**Exercise aim**
Skip all pictures. Write out the data below from its first line through the line that contains "from matplotlib.ticker import".

___ Entries

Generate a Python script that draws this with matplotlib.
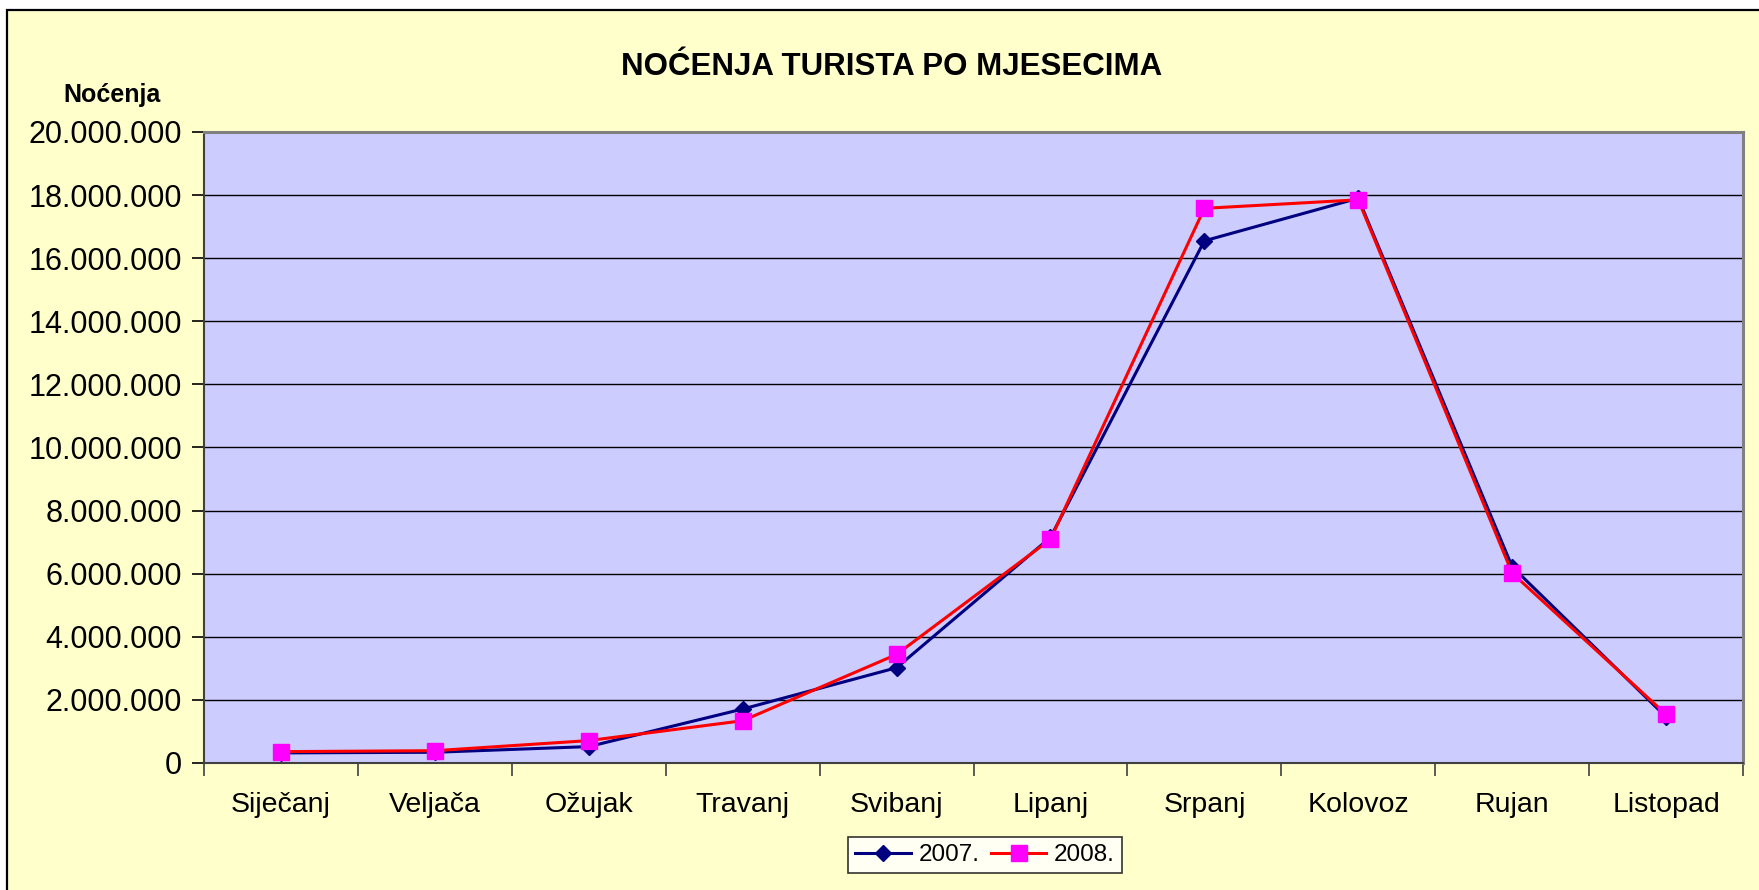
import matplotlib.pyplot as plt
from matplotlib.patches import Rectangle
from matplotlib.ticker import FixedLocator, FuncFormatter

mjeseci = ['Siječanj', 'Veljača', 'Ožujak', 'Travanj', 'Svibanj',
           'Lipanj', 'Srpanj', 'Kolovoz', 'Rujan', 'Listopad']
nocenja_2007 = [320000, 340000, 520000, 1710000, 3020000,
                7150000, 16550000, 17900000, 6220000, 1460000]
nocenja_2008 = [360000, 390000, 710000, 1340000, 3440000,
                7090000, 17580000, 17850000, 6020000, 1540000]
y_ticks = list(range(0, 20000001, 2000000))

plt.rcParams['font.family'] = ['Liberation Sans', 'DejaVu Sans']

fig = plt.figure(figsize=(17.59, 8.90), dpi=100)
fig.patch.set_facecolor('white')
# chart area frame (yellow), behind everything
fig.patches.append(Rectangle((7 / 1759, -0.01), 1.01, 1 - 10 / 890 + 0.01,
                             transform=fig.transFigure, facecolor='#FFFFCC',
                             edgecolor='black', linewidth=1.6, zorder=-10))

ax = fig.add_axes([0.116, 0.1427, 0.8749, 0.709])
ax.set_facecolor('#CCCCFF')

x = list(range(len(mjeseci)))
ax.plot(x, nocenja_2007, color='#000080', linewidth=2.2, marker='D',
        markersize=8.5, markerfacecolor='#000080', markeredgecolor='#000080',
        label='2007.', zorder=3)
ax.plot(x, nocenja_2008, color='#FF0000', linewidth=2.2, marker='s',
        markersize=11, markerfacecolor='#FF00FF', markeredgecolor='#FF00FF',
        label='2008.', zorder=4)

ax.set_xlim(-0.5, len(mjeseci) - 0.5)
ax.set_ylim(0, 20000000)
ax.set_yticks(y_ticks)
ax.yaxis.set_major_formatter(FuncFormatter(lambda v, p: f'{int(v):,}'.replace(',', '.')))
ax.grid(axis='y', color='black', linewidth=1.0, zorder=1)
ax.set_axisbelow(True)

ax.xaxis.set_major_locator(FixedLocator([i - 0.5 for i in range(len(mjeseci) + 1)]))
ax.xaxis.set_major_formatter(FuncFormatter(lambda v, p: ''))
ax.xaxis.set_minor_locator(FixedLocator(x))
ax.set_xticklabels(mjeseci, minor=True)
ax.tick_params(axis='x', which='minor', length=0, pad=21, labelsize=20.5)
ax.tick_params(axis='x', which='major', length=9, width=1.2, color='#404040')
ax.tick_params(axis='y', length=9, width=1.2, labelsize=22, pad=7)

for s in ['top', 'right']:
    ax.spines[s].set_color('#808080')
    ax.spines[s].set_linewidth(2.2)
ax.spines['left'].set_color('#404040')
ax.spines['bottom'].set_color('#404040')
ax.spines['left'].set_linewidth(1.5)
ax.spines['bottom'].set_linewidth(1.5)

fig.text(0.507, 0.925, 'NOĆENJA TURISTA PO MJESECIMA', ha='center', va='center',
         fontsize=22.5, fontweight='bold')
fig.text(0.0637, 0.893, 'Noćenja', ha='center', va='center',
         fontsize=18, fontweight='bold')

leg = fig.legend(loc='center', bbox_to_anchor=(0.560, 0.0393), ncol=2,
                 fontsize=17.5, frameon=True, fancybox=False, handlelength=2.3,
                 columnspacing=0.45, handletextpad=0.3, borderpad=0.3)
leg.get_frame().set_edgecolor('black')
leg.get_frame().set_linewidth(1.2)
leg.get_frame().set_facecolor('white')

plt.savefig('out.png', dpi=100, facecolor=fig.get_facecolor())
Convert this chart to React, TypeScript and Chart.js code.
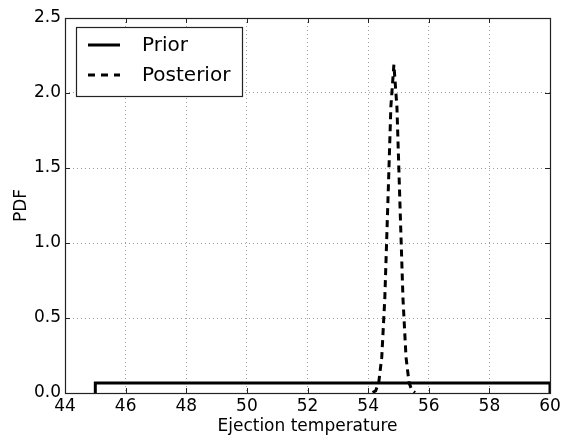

______

**Exercise result**
Generate a Python script that draws this with matplotlib.
import matplotlib.pyplot as plt
from matplotlib.patches import Rectangle
from matplotlib.ticker import FixedLocator, FuncFormatter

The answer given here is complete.